Open-Shell Molecules: A Radical Design for Organic Optoelectronic Materials

Open-shell molecules possess unpaired electron density (radical character), which makes them intriguing candidate materials for many optoelectronic applications. Air-stable structures have been reported, but most require lengthy synthetic sequences with limited generality. Our lab has developed a concise synthetic strategy to rapidly access a variety of bisphenalenyls from commercial starting materials. We used this method to synthesize a neutral biradicaloid, Ph2-s-IDPL, and several novel heteroatom-substituted, π-radical cations. One such molecule is O-substituted (Ph2-PCPL)(OTf), which displays electrostatically-enhanced, intermolecular covalent-bonding interactions that impart remarkable charge transport properties. Specifically, we have discovered soluble derivatives that, when mixed with polystyrenesulfonate (PSS), enable the formation of water-processable, n-type conductive organic films that demonstrate high optical transparency (>94% transmission), electrical conductivity (σrt < 117 S/cm), and electron mobility (μe < 322 cm2 V-1 s-1). In these composites, PSS not only serves as a counterion, but also promotes n-doping and solution-phase aggregation, which leads to molecular ordering in solid-state.
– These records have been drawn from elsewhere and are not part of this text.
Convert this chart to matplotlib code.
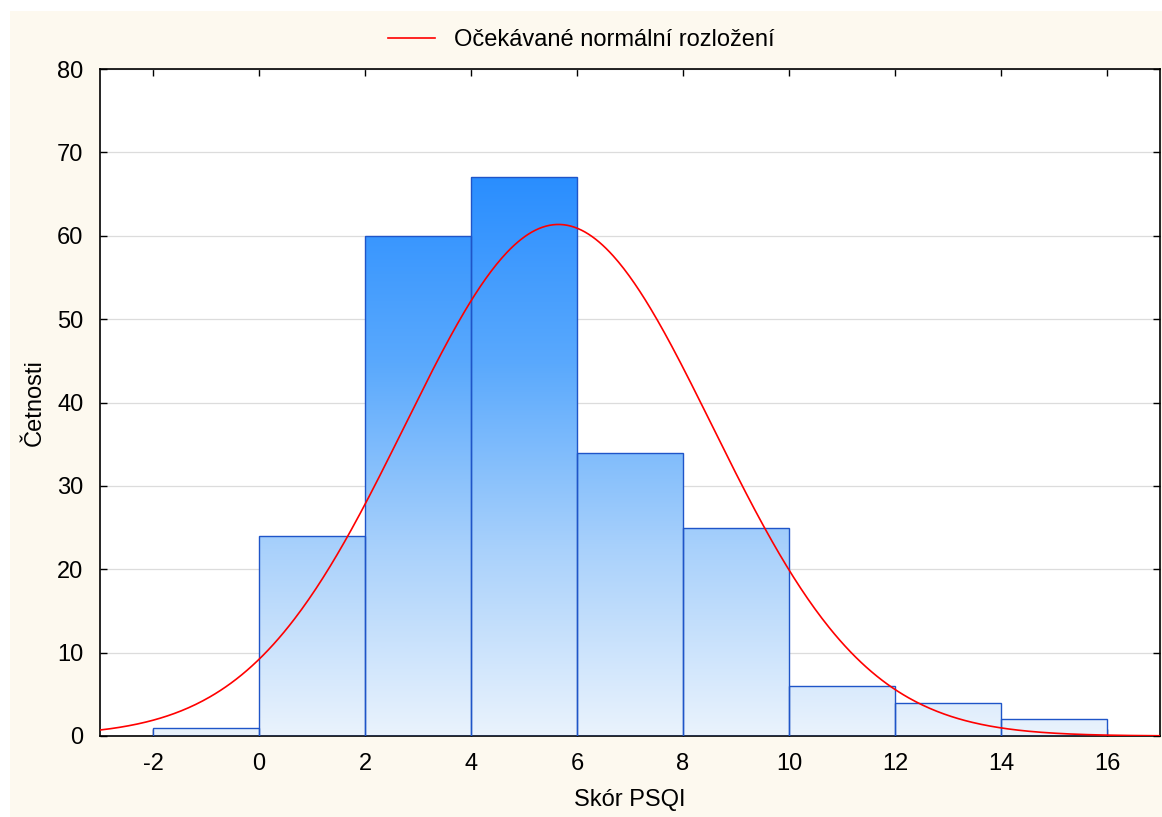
import numpy as np
import matplotlib.pyplot as plt
from matplotlib.colors import LinearSegmentedColormap
from matplotlib.patches import Rectangle

plt.rcParams['font.family'] = ['Liberation Sans', 'DejaVu Sans']
plt.rcParams['axes.unicode_minus'] = False

# PSQI score histogram (bin width 2)
bin_edges = [-2, 0, 2, 4, 6, 8, 10, 12, 14, 16]
counts = [1, 24, 60, 67, 34, 25, 6, 4, 2]
# parameters of the expected normal curve
mu = 5.65
sigma = 2.90

n_total = sum(counts)
bin_w = bin_edges[1] - bin_edges[0]

fig = plt.figure(figsize=(11.62, 8.17), dpi=100)
fig.patch.set_facecolor('white')
fig.patches.append(Rectangle((10 / 1162, 0), 1, 1 - 11 / 817, transform=fig.transFigure,
                             facecolor='#fdf9ef', edgecolor='none', zorder=-10))

ax = fig.add_axes([100 / 1162, 81 / 817, 1060 / 1162, 667 / 817])
ax.set_facecolor('white')
ax.set_xlim(-3, 17)
ax.set_ylim(0, 80)

ax.yaxis.grid(True, color='#dcdcdc', lw=0.9)
ax.set_axisbelow(True)

# vertical gradient, applied to each bar by clipping
cmap = LinearSegmentedColormap.from_list('bars', ['#eaf3fd', '#a9d1fb', '#5aa9fd', '#2a8eff'])
grad = np.linspace(0, 1, 256).reshape(-1, 1)
for left, h in zip(bin_edges[:-1], counts):
    rect = Rectangle((left, 0), bin_w, h, facecolor='none', edgecolor='#1f55c8', lw=1.0, zorder=3)
    ax.add_patch(rect)
    im = ax.imshow(grad, cmap=cmap, origin='lower', aspect='auto',
                   extent=(-3, 17, 0, max(counts)), zorder=2, interpolation='bicubic')
    im.set_clip_path(rect)

xs = np.linspace(-3, 17, 600)
ys = n_total * bin_w / (sigma * np.sqrt(2 * np.pi)) * np.exp(-0.5 * ((xs - mu) / sigma) ** 2)
ax.plot(xs, ys, color='red', lw=1.2, zorder=4, label='Očekávané normální rozložení')

ax.set_xticks(range(-2, 17, 2))
ax.set_yticks(range(0, 81, 10))
ax.tick_params(direction='in', length=5, width=1, labelsize=17, pad=12,
               top=True, right=True)
for s in ax.spines.values():
    s.set_linewidth(1.2)

ax.set_xlabel('Skór PSQI', fontsize=17, labelpad=10)
ax.set_ylabel('Četnosti', fontsize=17, labelpad=8)

fig.legend(loc='center', bbox_to_anchor=(0.5, 1 - 40 / 817), frameon=False,
           fontsize=17, handlelength=2.0)

fig.savefig('out.png', dpi=100)
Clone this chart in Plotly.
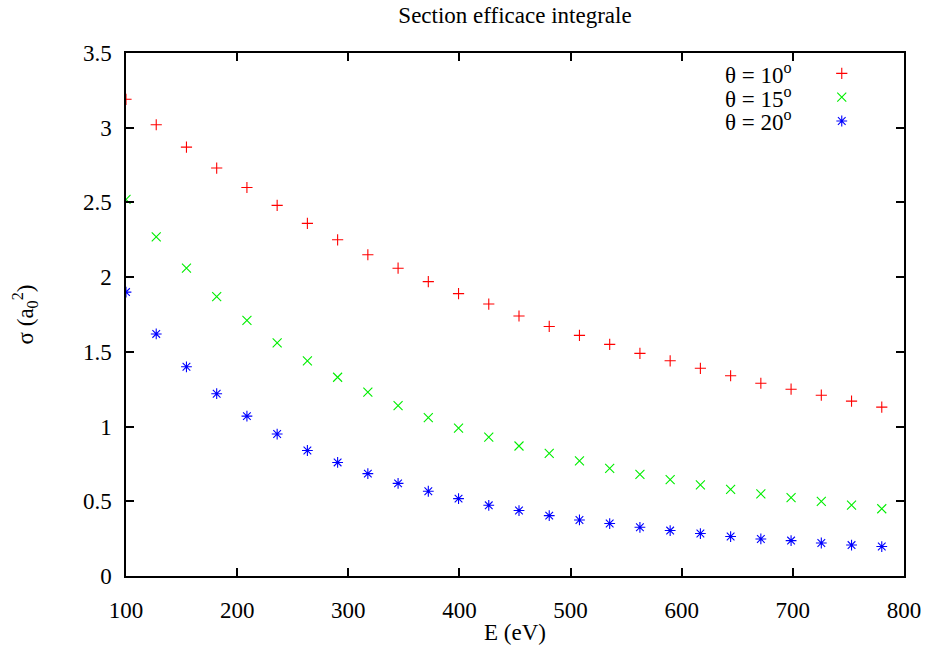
import plotly.graph_objects as go

# ---- data ----
energy_eV = [100.0, 127.2, 154.4, 181.6, 208.8, 236.0, 263.2, 290.4, 317.6, 344.8,
             372.0, 399.2, 426.4, 453.6, 480.8, 508.0, 535.2, 562.4, 589.6, 616.8,
             644.0, 671.2, 698.4, 725.6, 752.8, 780.0]
sigma_10 = [3.19, 3.02, 2.87, 2.73, 2.60, 2.48, 2.36, 2.25, 2.15, 2.06,
            1.97, 1.89, 1.82, 1.74, 1.67, 1.61, 1.55, 1.49, 1.44, 1.39,
            1.34, 1.29, 1.25, 1.21, 1.17, 1.13]
sigma_15 = [2.52, 2.27, 2.06, 1.87, 1.71, 1.56, 1.44, 1.33, 1.23, 1.14,
            1.06, 0.99, 0.93, 0.87, 0.82, 0.77, 0.72, 0.68, 0.645, 0.61,
            0.58, 0.55, 0.525, 0.50, 0.475, 0.45]
sigma_20 = [1.90, 1.62, 1.40, 1.22, 1.07, 0.95, 0.84, 0.76, 0.685, 0.62,
            0.567, 0.518, 0.473, 0.438, 0.404, 0.375, 0.351, 0.326, 0.304, 0.284,
            0.264, 0.248, 0.237, 0.221, 0.207, 0.197]
series_labels = ["θ = 10<sup>o</sup>", "θ = 15<sup>o</sup>", "θ = 20<sup>o</sup>"]
x_ticks = [100, 200, 300, 400, 500, 600, 700, 800]
y_ticks = [0, 0.5, 1, 1.5, 2, 2.5, 3, 3.5]
y_tick_text = ["0", "0.5", "1", "1.5", "2", "2.5", "3", "3.5"]

# ---- styles ----
FONT = "Liberation Serif"
FS = 23
colors = ["#ff0000", "#00ee00", "#0000ff"]
symbols = ["cross-thin", "x-thin", "asterisk"]
msizes = [8, 9, 9]

fig = go.Figure()
for ys, c, s, ms in zip([sigma_10, sigma_15, sigma_20], colors, symbols, msizes):
    fig.add_trace(go.Scatter(
        x=energy_eV, y=ys, mode="markers", showlegend=False,
        marker=dict(symbol=s, size=ms, color=c, line=dict(color=c, width=1.1)),
    ))

# legend (gnuplot style: text right-justified, sample on the right)
leg_x_text = 0.859
leg_x_sample = 0.920
leg_y0 = 0.961
leg_dy = 0.0455
for i, (lab, c, s, ms) in enumerate(zip(series_labels, colors, symbols, msizes)):
    yy = leg_y0 - i * leg_dy
    fig.add_trace(go.Scatter(
        x=[leg_x_sample], y=[yy], xaxis="x2", yaxis="y2", mode="markers",
        showlegend=False, hoverinfo="skip",
        marker=dict(symbol=s, size=ms, color=c, line=dict(color=c, width=1.1)),
    ))
    fig.add_annotation(x=leg_x_text, y=yy, xref="paper", yref="paper",
                       xanchor="right", yanchor="middle", text=lab, showarrow=False,
                       font=dict(family=FONT, size=FS, color="black"))

axis_common = dict(
    showline=True, linecolor="black", linewidth=1.5, mirror="ticks",
    ticks="inside", ticklen=8, tickwidth=1.5, tickcolor="black",
    showgrid=False, zeroline=False, automargin=False,
    tickfont=dict(family=FONT, size=FS, color="black"),
)

fig.update_layout(
    width=926, height=650,
    margin=dict(l=126, r=22, t=53, b=74),
    paper_bgcolor="white", plot_bgcolor="white",
    title=dict(text="Section efficace integrale", x=0.5, xref="paper",
               y=1 - 15 / 650, yanchor="middle",
               font=dict(family=FONT, size=FS, color="black")),
    xaxis=dict(range=[100, 800], tickvals=x_ticks, ticklabelstandoff=13,
               title=dict(text="E (eV)", standoff=2,
                          font=dict(family=FONT, size=FS, color="black")),
               **axis_common),
    yaxis=dict(range=[0, 3.5], tickvals=y_ticks, ticktext=y_tick_text,
               ticklabelstandoff=8,
               title=dict(text="σ (a<sub>0</sub><sup>2</sup>)", standoff=43,
                          font=dict(family=FONT, size=FS, color="black")),
               **axis_common),
    xaxis2=dict(range=[0, 1], overlaying="x", visible=False, fixedrange=True),
    yaxis2=dict(range=[0, 1], overlaying="y", visible=False, fixedrange=True),
)

fig.write_html("out.html")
We have also discovered a N-substituted, red emissive, π-radical cation [(Ph2-PQPL)(OTf)] that is structurally distinct from all other reports of luminescent radicals, and achieves rare antiambipolar charge transport in field-effect transistors. N-substituted bisphenalenyls also display self-sensitized and reversible reactivity with dioxygen, which shows potential for applications for oxygen sensors and antimicrobial coatings.